Where Have All The Graveyards Gone? Down The Memory Hole Everyone…

Foreign Policy,Military,Propaganda,War

            

First they love them, then they loathe them. After a while, as memory fades, the love-loathe tug-of-war is repeated, for that is the relationship Americans have to the wars prosecuted perennially by their revered politicians, pundits and special interests.

Suckers are suckered into war, again and again, implies Lawrence Wittner, Professor of History emeritus, at SUNY Albany:

… it is also true that much of the American public is very gullible and, at least initially, quite ready to rally ’round the flag. Certainly, many Americans are very nationalistic and resonate to super-patriotic appeals. …

…The responses of Americans to the Iraq and Afghanistan wars provide telling examples.
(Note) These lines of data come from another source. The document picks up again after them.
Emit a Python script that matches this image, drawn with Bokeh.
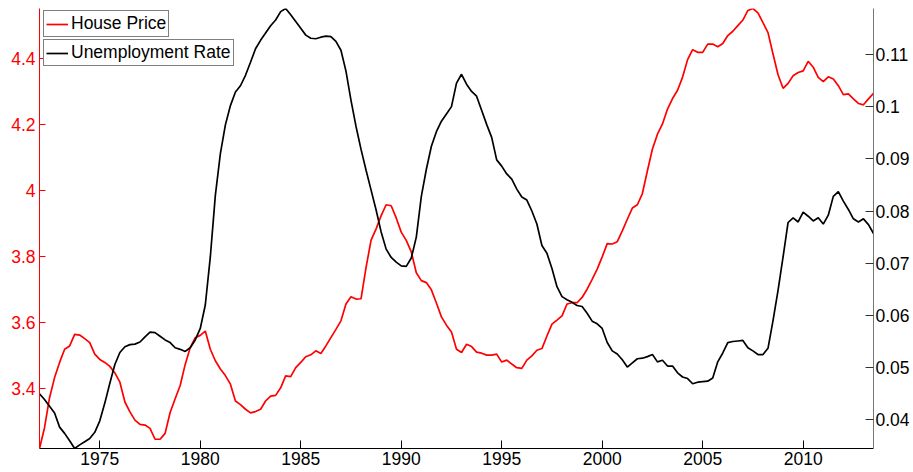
import numpy as np
from bokeh.plotting import figure
from bokeh.models import (Range1d, LinearAxis, FixedTicker, Legend, LegendItem,
                          ColumnDataSource)
from bokeh.embed import file_html
from bokeh.resources import INLINE

# ---------------- data (quarterly, 1972Q1 .. 2013Q3) ----------------
start_year = 1972.0
house_price = [
    3.219, 3.282, 3.373, 3.434,
    3.480, 3.520, 3.530, 3.565,
    3.563, 3.552, 3.540, 3.505,
    3.489, 3.480, 3.468, 3.448,
    3.420, 3.360, 3.330, 3.305,
    3.292, 3.290, 3.280, 3.247,
    3.247, 3.265, 3.328, 3.370,
    3.410, 3.474, 3.525, 3.555,
    3.562, 3.575, 3.520, 3.485,
    3.460, 3.440, 3.414, 3.363,
    3.352, 3.338, 3.327, 3.331,
    3.338, 3.363, 3.378, 3.380,
    3.403, 3.439, 3.437, 3.464,
    3.480, 3.497, 3.503, 3.515,
    3.507, 3.530, 3.555, 3.580,
    3.606, 3.657, 3.679, 3.672,
    3.673, 3.768, 3.851, 3.885,
    3.925, 3.958, 3.955, 3.918,
    3.875, 3.850, 3.815, 3.752,
    3.728, 3.722, 3.700, 3.660,
    3.618, 3.593, 3.572, 3.520,
    3.510, 3.535, 3.528, 3.511,
    3.508, 3.502, 3.502, 3.505,
    3.481, 3.487, 3.475, 3.464,
    3.462, 3.487, 3.500, 3.517,
    3.522, 3.560, 3.596, 3.608,
    3.621, 3.657, 3.661, 3.661,
    3.677, 3.702, 3.732, 3.763,
    3.800, 3.840, 3.839, 3.846,
    3.879, 3.914, 3.948, 3.958,
    3.992, 4.061, 4.127, 4.172,
    4.203, 4.248, 4.280, 4.305,
    4.345, 4.398, 4.428, 4.420,
    4.420, 4.445, 4.445, 4.437,
    4.447, 4.471, 4.484, 4.501,
    4.518, 4.547, 4.553, 4.540,
    4.510, 4.480, 4.415, 4.352,
    4.311, 4.326, 4.349, 4.359,
    4.364, 4.393, 4.375, 4.344,
    4.331, 4.346, 4.339, 4.319,
    4.292, 4.294, 4.279, 4.265,
    4.261, 4.279, 4.296,
]
unemployment = [
    0.0450, 0.0439, 0.0426, 0.0413,
    0.0386, 0.0374, 0.0360, 0.0345,
    0.0352, 0.0358, 0.0364, 0.0376,
    0.0398, 0.0432, 0.0470, 0.0506,
    0.0529, 0.0540, 0.0544, 0.0545,
    0.0549, 0.0559, 0.0568, 0.0567,
    0.0560, 0.0553, 0.0548, 0.0538,
    0.0535, 0.0531, 0.0538, 0.0553,
    0.0575, 0.0620, 0.0712, 0.0830,
    0.0910, 0.0965, 0.1002, 0.1028,
    0.1040, 0.1060, 0.1085, 0.1111,
    0.1127, 0.1141, 0.1155, 0.1166,
    0.1182, 0.1188, 0.1176, 0.1163,
    0.1150, 0.1137, 0.1131, 0.1130,
    0.1133, 0.1135, 0.1134, 0.1125,
    0.1108, 0.1068, 0.1012, 0.0962,
    0.0918, 0.0878, 0.0840, 0.0802,
    0.0760, 0.0727, 0.0711, 0.0702,
    0.0695, 0.0694, 0.0710, 0.0750,
    0.0828, 0.0880, 0.0924, 0.0952,
    0.0972, 0.0986, 0.1000, 0.1045,
    0.1062, 0.1043, 0.1029, 0.1020,
    0.0993, 0.0966, 0.0941, 0.0898,
    0.0886, 0.0871, 0.0861, 0.0842,
    0.0827, 0.0821, 0.0800, 0.0775,
    0.0734, 0.0719, 0.0690, 0.0655,
    0.0636, 0.0630, 0.0625, 0.0619,
    0.0617, 0.0604, 0.0589, 0.0584,
    0.0575, 0.0548, 0.0532, 0.0526,
    0.0515, 0.0501, 0.0509, 0.0517,
    0.0518, 0.0521, 0.0525, 0.0511,
    0.0514, 0.0503, 0.0503, 0.0490,
    0.0482, 0.0479, 0.0469, 0.0472,
    0.0473, 0.0474, 0.0480, 0.0511,
    0.0528, 0.0548, 0.0550, 0.0551,
    0.0552, 0.0538, 0.0532, 0.0525,
    0.0525, 0.0537, 0.0590, 0.0648,
    0.0712, 0.0778, 0.0787, 0.0779,
    0.0798, 0.0790, 0.0781, 0.0787,
    0.0775, 0.0792, 0.0828, 0.0837,
    0.0819, 0.0803, 0.0785, 0.0779,
    0.0785, 0.0774, 0.0757,
]
years = start_year + 0.25 * np.arange(len(house_price))

x_ticks = [1975, 1980, 1985, 1990, 1995, 2000, 2005, 2010]
left_ticks = [3.4, 3.6, 3.8, 4.0, 4.2, 4.4]
left_labels = ["3.4", "3.6", "3.8", "4", "4.2", "4.4"]
right_ticks = [0.04, 0.05, 0.06, 0.07, 0.08, 0.09, 0.10, 0.11]
right_labels = ["0.04", "0.05", "0.06", "0.07", "0.08", "0.09", "0.1", "0.11"]
series_names = ["House Price", "Unemployment Rate"]

FONT = "Liberation Sans"
FS = "17.5px"
RED = "#ff0000"

src = ColumnDataSource(dict(year=years, price=house_price, unemp=unemployment))

FRAME_H = 440
p = figure(frame_width=834, frame_height=FRAME_H,
           min_border_left=39, min_border_right=40,
           min_border_top=8, min_border_bottom=24,
           x_range=Range1d(years[0], years[-1]),
           y_range=Range1d(min(house_price), max(house_price)),
           output_backend="svg", toolbar_location=None)
p.extra_y_ranges = {"unemp": Range1d(min(unemployment), max(unemployment))}

p.grid.visible = False
p.outline_line_color = None
p.background_fill_color = "white"
p.border_fill_color = "white"

r_price = p.line("year", "price", source=src, line_color=RED, line_width=1.7)
r_unemp = p.line("year", "unemp", source=src, line_color="black", line_width=1.7,
                 y_range_name="unemp")

# x axis
xa = p.xaxis[0]
xa.ticker = FixedTicker(ticks=x_ticks)
xa.minor_tick_line_color = None
xa.major_tick_in = 8
xa.major_tick_out = 0
xa.axis_line_color = "black"
xa.major_tick_line_color = "black"
xa.major_label_text_font = FONT
xa.major_label_text_font_size = FS
xa.major_label_text_color = "black"
xa.major_label_standoff = 3

# left axis (house price)
ya = p.yaxis[0]
ya.ticker = FixedTicker(ticks=left_ticks)
ya.major_label_overrides = {t: l for t, l in zip(left_ticks, left_labels)}
ya.minor_tick_line_color = None
ya.major_tick_in = 6
ya.major_tick_out = 0
ya.axis_line_color = RED
ya.major_tick_line_color = RED
ya.major_label_text_color = RED
ya.major_label_text_font = FONT
ya.major_label_text_font_size = FS
ya.major_label_standoff = 4

# right axis (unemployment)
ra = LinearAxis(y_range_name="unemp",
                ticker=FixedTicker(ticks=right_ticks))
ra.major_label_overrides = {t: l for t, l in zip(right_ticks, right_labels)}
ra.minor_tick_line_color = None
ra.major_tick_in = 8
ra.major_tick_out = 0
ra.axis_line_color = "#777777"
ra.major_tick_line_color = "#333333"
ra.major_label_text_color = "black"
ra.major_label_text_font = FONT
ra.major_label_text_font_size = FS
ra.major_label_standoff = 2
p.add_layout(ra, "right")

# two separate legend boxes
LEG_H = 25
def make_legend(name, rend, loc):
    lg = Legend(items=[LegendItem(label=name, renderers=[rend])], location=loc)
    lg.label_text_font = FONT
    lg.label_text_font_size = "17.5px"
    lg.label_text_color = "black"
    lg.border_line_color = "black"
    lg.border_line_width = 1.3
    lg.background_fill_color = "white"
    lg.background_fill_alpha = 1.0
    lg.glyph_width = 22
    lg.glyph_height = 16
    lg.label_height = 16
    lg.label_standoff = 3
    lg.padding = 2
    lg.spacing = 0
    lg.margin = 0
    return lg

p.add_layout(make_legend(series_names[0], r_price, (4, FRAME_H - 4 - LEG_H)), "center")
p.add_layout(make_legend(series_names[1], r_unemp, (4, FRAME_H - 33 - LEG_H)), "center")

open("out.html", "w").write(file_html(p, INLINE))
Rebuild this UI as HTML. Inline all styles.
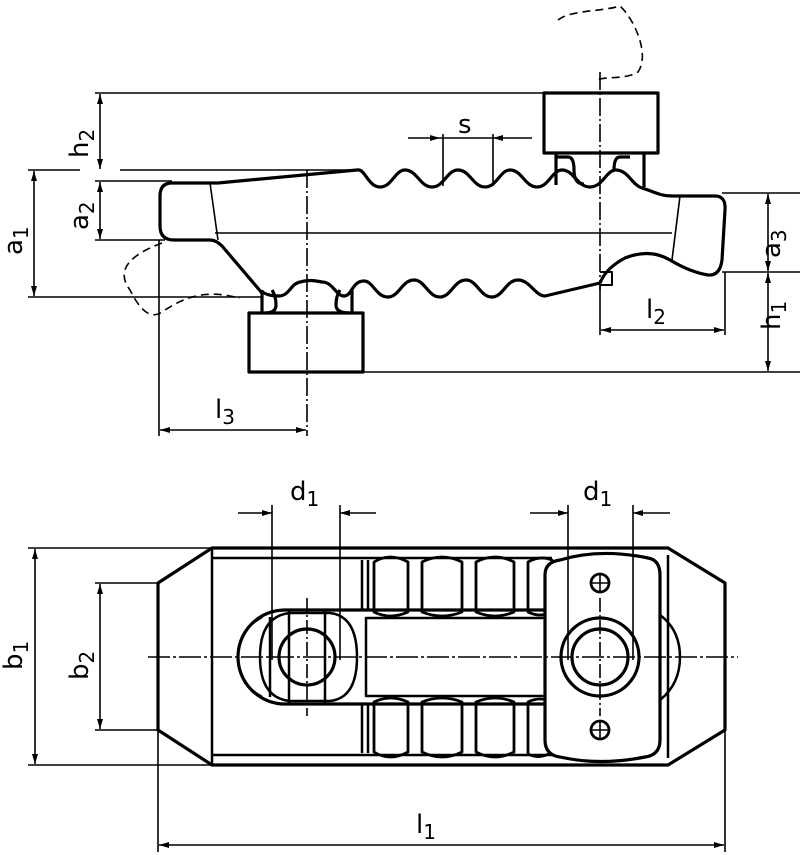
<!DOCTYPE html>
<html><head><style>
html,body{margin:0;padding:0;background:#fff;}
svg{display:block}
text{font-family:"DejaVu Sans","Liberation Sans",sans-serif;fill:#000;}
</style></head><body>
<svg width="800" height="855" viewBox="0 0 800 855" xmlns="http://www.w3.org/2000/svg">
<defs>
<marker id="a" viewBox="0 0 10 6" refX="10" refY="3" markerWidth="10" markerHeight="6" orient="auto-start-reverse" markerUnits="userSpaceOnUse">
<path d="M0,0 L10,3 L0,6 z" fill="#000"/></marker>
</defs>
<g fill="none" stroke="#000" stroke-width="1.6">
<line x1="95" y1="93" x2="545" y2="93"/>
<line x1="28" y1="170" x2="80" y2="170"/>
<line x1="120" y1="170" x2="360" y2="170"/>
<line x1="95" y1="181" x2="172" y2="181"/>
<line x1="95" y1="240" x2="165" y2="240"/>
<line x1="28" y1="297" x2="262" y2="297"/>
<line x1="363" y1="372" x2="800" y2="372"/>
<line x1="722" y1="193" x2="800" y2="193"/>
<line x1="722" y1="272" x2="800" y2="272"/>
<line x1="159" y1="240" x2="159" y2="436"/>
<line x1="725" y1="272" x2="725" y2="335"/>
<line x1="600" y1="285" x2="600" y2="335"/>
<line x1="215" y1="233" x2="672" y2="233"/>
<line x1="100" y1="94" x2="100" y2="169" marker-start="url(#a)" marker-end="url(#a)"/>
<line x1="100" y1="182" x2="100" y2="239" marker-start="url(#a)" marker-end="url(#a)"/>
<line x1="34" y1="171" x2="34" y2="296" marker-start="url(#a)" marker-end="url(#a)"/>
<line x1="768" y1="194" x2="768" y2="271" marker-start="url(#a)" marker-end="url(#a)"/>
<line x1="768" y1="273" x2="768" y2="371" marker-start="url(#a)" marker-end="url(#a)"/>
<line x1="601" y1="330" x2="724" y2="330" marker-start="url(#a)" marker-end="url(#a)"/>
<line x1="160" y1="430" x2="306" y2="430" marker-start="url(#a)" marker-end="url(#a)"/>
<line x1="408" y1="138" x2="440" y2="138" marker-end="url(#a)"/>
<line x1="532" y1="138" x2="493" y2="138" marker-end="url(#a)"/>
<line x1="440" y1="138" x2="493" y2="138"/>
<line x1="443" y1="134" x2="443" y2="186"/>
<line x1="493" y1="134" x2="493" y2="186"/>
<line x1="307" y1="170" x2="307" y2="436" stroke-dasharray="18,3,2,3"/>
<line x1="600" y1="72" x2="600" y2="290" stroke-dasharray="18,3,2,3"/>
<path d="M558,20 C570,10 600,12 620,6 C635,20 650,55 638,72 C625,80 605,76 597,80" stroke-dasharray="8,5"/>
<path d="M162,243 C130,255 115,270 130,290 C140,310 150,320 162,312 C180,300 200,290 230,296 L240,298" stroke-dasharray="8,5"/>
</g>
<g fill="none" stroke="#000" stroke-width="3.2" stroke-linejoin="round">
<rect x="544" y="93" width="114" height="60"/>
<path d="M556,153 L556,185 M644,153 L644,187"/>
<path d="M556,157 L568,157 Q574,157 574,170 Q574,184 584,184 M630,157 L620,157 Q614,157 614,170"/>
<path d="M218,183 L357,170 C365,168 368,187 380,187 C392,187 395,170 405,170 C417,170 420,187 432,187 C444,187 447,170 458,170 C470,170 473,187 485,187 C497,187 500,170 510,170 C522,170 525,187 537,187 C549,187 552,170 562,170 C574,170 577,187 590,187 C603,187 606,170 616,170 C628,170 632,185 642,188 C655,192 660,196 672,196"/>
<path d="M218,183 L172,183 Q160,183 160,196 L160,226 Q160,240 174,240 L210,240 Q216,240 222,246 L262,293"/>
<line x1="210" y1="183" x2="218" y2="240" stroke-width="1.6"/>
<path d="M672,196 L715,196 Q726,196 725,210 L722,260 Q720,276 708,275 Q690,272 670,260 Q650,248 625,258 Q606,268 600,283"/>
<line x1="680" y1="196" x2="672" y2="260" stroke-width="1.6"/>
<path d="M600,272 L612,272 L612,285 L600,285" stroke-width="2"/>
<path d="M600,283 L545,296 C535,296 530,280 518,280 C506,280 503,297 492,297 C480,297 477,280 466,280 C454,280 451,297 440,297 C428,297 425,280 414,280 C402,280 399,297 388,297 C376,297 373,281 364,281 C352,281 352,296 344,296 C336,296 333,282 322,282 C312,280 308,280 300,282 C290,284 290,296 278,296 C270,296 266,294 262,292"/>
<rect x="249" y="313" width="114" height="59"/>
<path d="M262,290 L262,313 M352,290 L352,313"/>
<path d="M272,290 Q276,296 276,305 Q276,313 265,313 M340,290 Q336,296 336,305 Q336,313 350,313"/>
<!-- bottom view -->
<path d="M158,583 L212,548 L668,548 L725,583 L725,730 L668,765 L212,765 L158,730 Z"/>
<line x1="212" y1="548" x2="212" y2="765" stroke-width="2.5"/>
<line x1="212" y1="558" x2="552" y2="558" stroke-width="2.5"/>
<line x1="212" y1="755" x2="552" y2="755" stroke-width="2.5"/>
<line x1="668" y1="555" x2="668" y2="758" stroke-width="2.5"/>
<line x1="655" y1="560" x2="655" y2="752" stroke-width="2.5"/>
<line x1="362" y1="560" x2="362" y2="610" stroke-width="2.5"/>
<line x1="368" y1="560" x2="368" y2="610" stroke-width="2.5"/>
<line x1="362" y1="704" x2="362" y2="753" stroke-width="2.5"/>
<line x1="368" y1="704" x2="368" y2="753" stroke-width="2.5"/>
<!-- barrels -->
<g stroke-width="2.8">
<path d="M374,562 Q390,552 408,562 L408,612 Q390,620 374,612 Z"/>
<path d="M422,562 Q442,552 462,562 L462,612 Q442,620 422,612 Z"/>
<path d="M476,562 Q495,552 514,562 L514,612 Q495,620 476,612 Z"/>
<path d="M528,562 Q540,555 552,560 L552,612 Q540,618 528,612 Z"/>
<path d="M374,702 Q390,694 408,702 L408,752 Q390,762 374,752 Z"/>
<path d="M422,702 Q442,694 462,702 L462,752 Q442,762 422,752 Z"/>
<path d="M476,702 Q495,694 514,702 L514,752 Q495,762 476,752 Z"/>
<path d="M528,702 Q540,696 552,702 L552,752 Q540,760 528,754 Z"/>
</g>
<path d="M550,610 L285,610 A47,47 0 0 0 285,704 L550,704"/>
<path d="M550,618 L366,618 L366,696 L550,696" stroke-width="2.5"/>
<path d="M262,617 Q238,630 238,657 Q238,684 262,697 M270,617 L270,697" stroke-width="2.5"/>
<path d="M290,613 L330,613 Q357,616 357,657 Q357,698 330,701 L290,701 Q260,698 260,657 Q260,616 290,613 Z" stroke-width="2.5"/>
<rect x="289" y="610" width="36" height="94" stroke-width="2.5"/>
<circle cx="307" cy="657" r="28"/>
<path d="M560,560 Q600,548 648,558 Q660,560 660,575 L660,740 Q660,755 645,757 Q600,766 560,757 Q545,755 545,740 L545,575 Q545,562 560,560 Z" fill="#fff"/>
<path d="M660,615 Q680,630 680,657 Q680,684 660,700" stroke-width="2.5"/>
<circle cx="600" cy="657" r="39"/>
<circle cx="600" cy="657" r="28"/>
<circle cx="600" cy="583" r="9" stroke-width="2.8"/>
<circle cx="600" cy="730" r="9" stroke-width="2.8"/>
</g>
<g fill="none" stroke="#000" stroke-width="1.6">
<line x1="148" y1="657" x2="738" y2="657" stroke-dasharray="22,3,3,3"/>
<line x1="307" y1="598" x2="307" y2="716" stroke-dasharray="14,3,2,3"/>
<line x1="600" y1="598" x2="600" y2="716" stroke-dasharray="14,3,2,3"/>
<path d="M591,583 h18 M600,574 v18 M591,730 h18 M600,721 v18"/>
<line x1="28" y1="548" x2="212" y2="548"/>
<line x1="28" y1="765" x2="212" y2="765"/>
<line x1="95" y1="583" x2="158" y2="583"/>
<line x1="95" y1="730" x2="158" y2="730"/>
<line x1="35" y1="549" x2="35" y2="764" marker-start="url(#a)" marker-end="url(#a)"/>
<line x1="100" y1="584" x2="100" y2="729" marker-start="url(#a)" marker-end="url(#a)"/>
<line x1="158" y1="730" x2="158" y2="852"/>
<line x1="725" y1="730" x2="725" y2="852"/>
<line x1="159" y1="845" x2="724" y2="845" marker-start="url(#a)" marker-end="url(#a)"/>
<line x1="272" y1="505" x2="272" y2="660"/>
<line x1="340" y1="505" x2="340" y2="660"/>
<line x1="238" y1="513" x2="272" y2="513" marker-end="url(#a)"/>
<line x1="376" y1="513" x2="340" y2="513" marker-end="url(#a)"/>
<line x1="568" y1="505" x2="568" y2="660"/>
<line x1="633" y1="505" x2="633" y2="660"/>
<line x1="530" y1="513" x2="568" y2="513" marker-end="url(#a)"/>
<line x1="670" y1="513" x2="633" y2="513" marker-end="url(#a)"/>
</g>
<g font-size="26">
<text x="458" y="133">s</text>
<text x="646" y="318">l<tspan font-size="20" dy="6">2</tspan></text>
<text x="215" y="418">l<tspan font-size="20" dy="6">3</tspan></text>
<text x="416" y="833">l<tspan font-size="20" dy="6">1</tspan></text>
<text x="290" y="500">d<tspan font-size="20" dy="6">1</tspan></text>
<text x="583" y="500">d<tspan font-size="20" dy="6">1</tspan></text>
<text transform="translate(88,158) rotate(-90)">h<tspan font-size="20" dy="6">2</tspan></text>
<text transform="translate(88,230) rotate(-90)">a<tspan font-size="20" dy="6">2</tspan></text>
<text transform="translate(22,255) rotate(-90)">a<tspan font-size="20" dy="6">1</tspan></text>
<text transform="translate(780,258) rotate(-90)">a<tspan font-size="20" dy="6">3</tspan></text>
<text transform="translate(780,330) rotate(-90)">h<tspan font-size="20" dy="6">1</tspan></text>
<text transform="translate(22,670) rotate(-90)">b<tspan font-size="20" dy="6">1</tspan></text>
<text transform="translate(88,680) rotate(-90)">b<tspan font-size="20" dy="6">2</tspan></text>
</g>
</svg>
</body></html>
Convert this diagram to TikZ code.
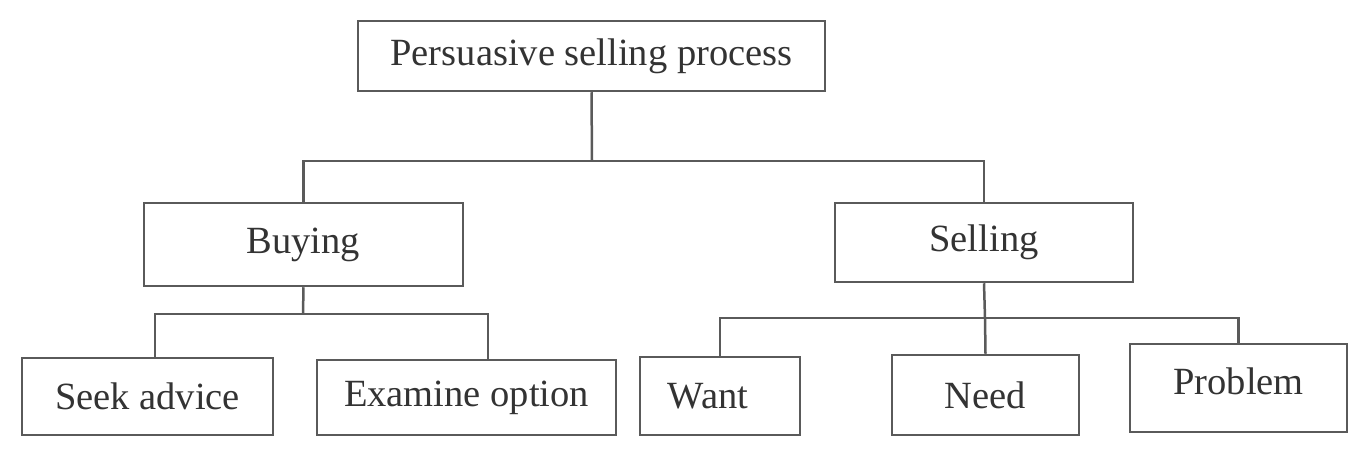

In 2003, according to opinion polls, 72 percent of Americans thought going to war in Iraq was the right decision. By early 2013, support for that decision had declined to 41 percent. Similarly, in October 2001, when U.S. military action began in Afghanistan, it was backed by 90 percent of the American public. By December 2013, public approval of the Afghanistan war had dropped to only 17 percent.

In fact, this collapse of public support for once-popular wars is a long-term phenomenon. Although World War I preceded public opinion polling, observers reported considerable enthusiasm for U.S. entry into that conflict in April 1917. But, after the war, the enthusiasm melted away. In 1937, when pollsters asked Americans whether the United States should participate in another war like the World War, 95 percent of the respondents said “No.”

And so it went. When President Truman dispatched U.S. troops to Korea in June 1950, 78 percent of Americans polled expressed their approval. By February 1952, according to polls, 50 percent of Americans believed that U.S. entry into the Korean War had been a mistake. The same phenomenon occurred in connection with the Vietnam War. In August 1965, when Americans were asked if the U.S. government had made “a mistake in sending troops to fight in Vietnam,” 61 percent of them said “No.” But by August 1968, support for the war had fallen to 35 percent, and by May 1971 it had dropped to 28 percent.

“When Will They Ever Learn?” implores Wittner.

Performed by Peter, Paul and Mary, here is the song from which that neat line comes:

The relevance of this to the news item du jour ? Whether he knows it or not, Robert M. Gates, the Former Defense Secretary, is all about increasing his sphere of interest: War.